Pratiquer les échecs est aussi une forme d’abstraction, qui offre une expérience fondamentale spatio-temporelle. L’inspiration déborde, autant pour des joueurs que des non-praticiens, jusqu’à la table expressément dédiée à cette activité. Ainsi Yoko Ono a-t-elle conçu un plateau intégré dans sa table ronde en bois laqué blanc, complétée des pièces avec chaises assorties (1966). Le grand nombre de pièces présentées réunies des œuvres d’artistes, d’architectes, de designers, de styliste de haute couture, d'architecte d’intérieur et d'anonymes du XXe siècle, manifeste d’un vivier de création hors norme. Ainsi, en 1934, Joseph Hazrtwig et Joost Schmidt sont alliés autour du Bauhaus pour une option nomade qui combine, en bois de bouleau, le jeu pour le premier et boîte réalisée par le second. En 1962, René-Jean Caillette évoque la conquête spatiale dans un bois laqué. En 1968, Pierre Cardin appose sa signature dans le roi de son set tout bronze (Evolution) qui reprend son logo, avant que le principe ne contamine les modes du marketing. En 1971, Franco Rocco déploie son armée de laiton, doré ou chromé selon le joueur, dont chaque élément s’emboîte dans un raffinement exemplaire pour former un cube. En 1972, Gianfranco Frattino explore un mariage entre argent et acrylique. Et en 1979, Victor Vasarely interroge le réel avec une carte métaphysique et ses effets optiques fabriqués par des pièces en plexiglas.

 

En 2001, c'est Michael Grave qui réalise sa version du jeu en résine sur plateau bois. Deux agences stars prennent ensuite le parti d’une microarchitecture stylisée en 2016 : Daniel Libeskind, mais il démultiplie étonnamment les matières, mêlant cristal, acier, béton, marbre et laiton (City, Atelier Swarowski) ; Zaha Hadid mise quand à elle sur la résine pour Fields of Towers.

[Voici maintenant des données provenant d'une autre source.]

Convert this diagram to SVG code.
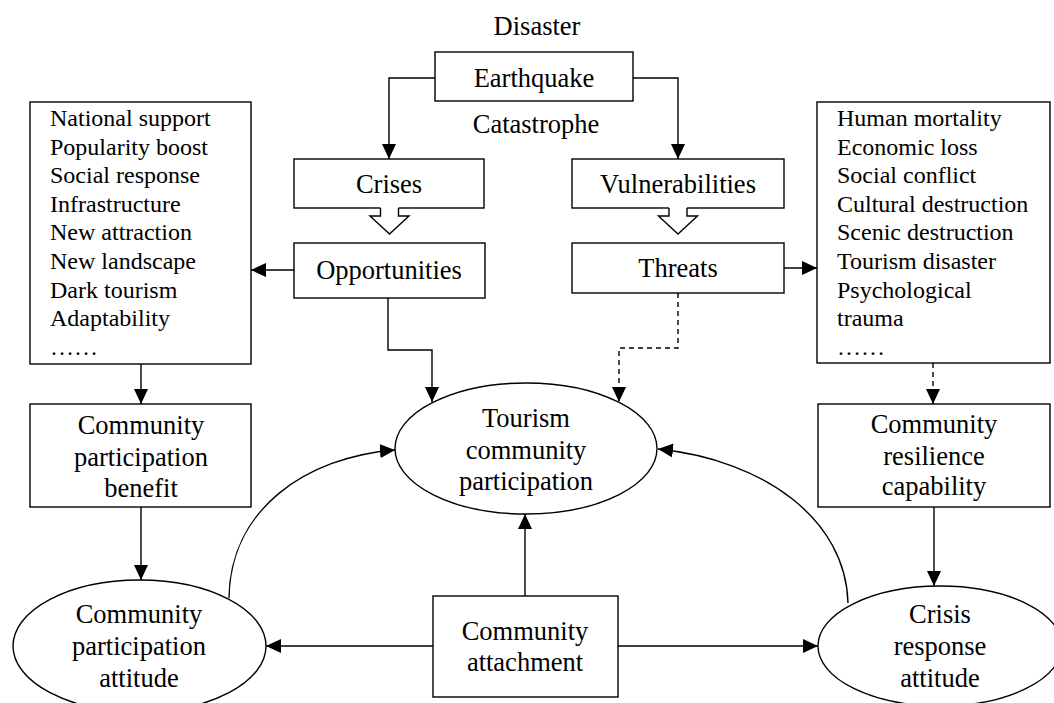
<svg xmlns="http://www.w3.org/2000/svg" width="1054" height="703" viewBox="0 0 1054 703">
<style>
  text { font-family: "Liberation Serif", "Times New Roman", serif; fill: #000; }
  .t { font-size: 26.5px; text-anchor: middle; }
  .l { font-size: 24px; }
  .box { fill: #fff; stroke: #000; stroke-width: 1.4; }
  .c { fill: none; stroke: #000; stroke-width: 1.4; }
  .d { stroke-dasharray: 5 4; }
</style>
<defs>
  <marker id="ah" markerUnits="userSpaceOnUse" markerWidth="16" markerHeight="14" refX="15" refY="7" orient="auto">
    <path d="M0,0 L15,7 L0,14 z" fill="#000"/>
  </marker>
</defs>
<rect width="1054" height="703" fill="#fff"/>

<g id="connectors">
  <path class="c" d="M435,78 H389 V159" marker-end="url(#ah)"/>
  <path class="c" d="M633,78 H678 V159" marker-end="url(#ah)"/>
  <path class="c" d="M294,270 H251" marker-end="url(#ah)"/>
  <path class="c" d="M784,268 H817" marker-end="url(#ah)"/>
  <path class="c" d="M388,298 V350 H432 V402" marker-end="url(#ah)"/>
  <path class="c d" d="M678,293 V348 H619 V402" marker-end="url(#ah)"/>
  <path class="c" d="M141,364 V404" marker-end="url(#ah)"/>
  <path class="c" d="M141,507 V580" marker-end="url(#ah)"/>
  <path class="c d" d="M933,363 V404" marker-end="url(#ah)"/>
  <path class="c" d="M934,507 V586" marker-end="url(#ah)"/>
  <path class="c" d="M525,596 V514" marker-end="url(#ah)"/>
  <path class="c" d="M433,646 H266" marker-end="url(#ah)"/>
  <path class="c" d="M618,646 H818" marker-end="url(#ah)"/>
  <path class="c" d="M229,598 C230,510 305,457 395,450" marker-end="url(#ah)"/>
  <path class="c" d="M848,603 C846,520 765,460 658,449" marker-end="url(#ah)"/>
</g>

<g id="disaster"><text class="t" x="537" y="35">Disaster</text></g>
<g id="earthquake">
  <rect class="box" x="435" y="52" width="198" height="49"/>
  <text class="t" x="534" y="87">Earthquake</text>
</g>
<g id="catastrophe"><text class="t" x="536" y="133">Catastrophe</text></g>

<g id="crises">
  <rect class="box" x="294" y="159" width="190" height="49"/>
  <text class="t" x="389" y="193">Crises</text>
</g>
<g id="hollow-left">
  <path d="M380.5,206 V216 H370 L389.5,234 L409,216 H398.5 V206 z" fill="#fff"/>
  <path class="c" d="M380.5,208 V216 H370 L389.5,234 L409,216 H398.5 V208"/>
</g>
<g id="opportunities">
  <rect class="box" x="294" y="243" width="191" height="55"/>
  <text class="t" x="389" y="279">Opportunities</text>
</g>

<g id="vulnerabilities">
  <rect class="box" x="572" y="159" width="212" height="49"/>
  <text class="t" x="678" y="193">Vulnerabilities</text>
</g>
<g id="hollow-right">
  <path d="M669,206 V216 H658.5 L678,234 L697.5,216 H687 V206 z" fill="#fff"/>
  <path class="c" d="M669,208 V216 H658.5 L678,234 L697.5,216 H687 V208"/>
</g>
<g id="threats">
  <rect class="box" x="572" y="243" width="212" height="50"/>
  <text class="t" x="678" y="277">Threats</text>
</g>

<g id="opportunity-list">
  <rect class="box" x="30" y="102" width="221" height="262"/>
  <text class="l" x="50" y="126">National support</text>
  <text class="l" x="50" y="154.6">Popularity boost</text>
  <text class="l" x="50" y="183.2">Social response</text>
  <text class="l" x="50" y="211.8">Infrastructure</text>
  <text class="l" x="50" y="240.4">New attraction</text>
  <text class="l" x="50" y="269">New landscape</text>
  <text class="l" x="50" y="297.6">Dark tourism</text>
  <text class="l" x="50" y="326.2">Adaptability</text>
  <text class="l" x="50" y="355">……</text>
</g>

<g id="threat-list">
  <rect class="box" x="817" y="102" width="233" height="261"/>
  <text class="l" x="837" y="126">Human mortality</text>
  <text class="l" x="837" y="154.6">Economic loss</text>
  <text class="l" x="837" y="183.2">Social conflict</text>
  <text class="l" x="837" y="211.8">Cultural destruction</text>
  <text class="l" x="837" y="240.4">Scenic destruction</text>
  <text class="l" x="837" y="269">Tourism disaster</text>
  <text class="l" x="837" y="297.6">Psychological</text>
  <text class="l" x="837" y="326.2">trauma</text>
  <text class="l" x="837" y="355">……</text>
</g>

<g id="cp-benefit">
  <rect class="box" x="30" y="404" width="221" height="103"/>
  <text class="t" x="141" y="434">Community</text>
  <text class="t" x="141" y="466">participation</text>
  <text class="t" x="141" y="497">benefit</text>
</g>

<g id="resilience">
  <rect class="box" x="818" y="404" width="232" height="103"/>
  <text class="t" x="934" y="433">Community</text>
  <text class="t" x="934" y="465">resilience</text>
  <text class="t" x="934" y="495">capability</text>
</g>

<g id="tourism-participation">
  <ellipse class="box" cx="526" cy="448.5" rx="131" ry="65.5"/>
  <text class="t" x="526" y="427">Tourism</text>
  <text class="t" x="526" y="459">community</text>
  <text class="t" x="526" y="490">participation</text>
</g>

<g id="attachment">
  <rect class="box" x="433" y="596" width="185" height="101"/>
  <text class="t" x="525" y="640">Community</text>
  <text class="t" x="525" y="671">attachment</text>
</g>

<g id="cp-attitude">
  <ellipse class="box" cx="139.5" cy="646" rx="126.5" ry="66"/>
  <text class="t" x="139" y="623">Community</text>
  <text class="t" x="139" y="655">participation</text>
  <text class="t" x="139" y="687">attitude</text>
</g>

<g id="crisis-attitude">
  <ellipse class="box" cx="940" cy="646" rx="122" ry="60"/>
  <text class="t" x="940" y="623">Crisis</text>
  <text class="t" x="940" y="655">response</text>
  <text class="t" x="940" y="687">attitude</text>
</g>
</svg>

Au-delà de l’exposition, un livre

Cette quête des représentations du jeu d'échecs ne quitte Romain Morandi. Afin de poursuivre l’aventure après l'exposition, une arrière-salle est aménagée dans sa galerie qui servira de micro-espace permanent d’exposition, de découverte. Un livre a également été publié aux Editions Norma en parallèle ; au total près de 600 pièces ont été identifiées.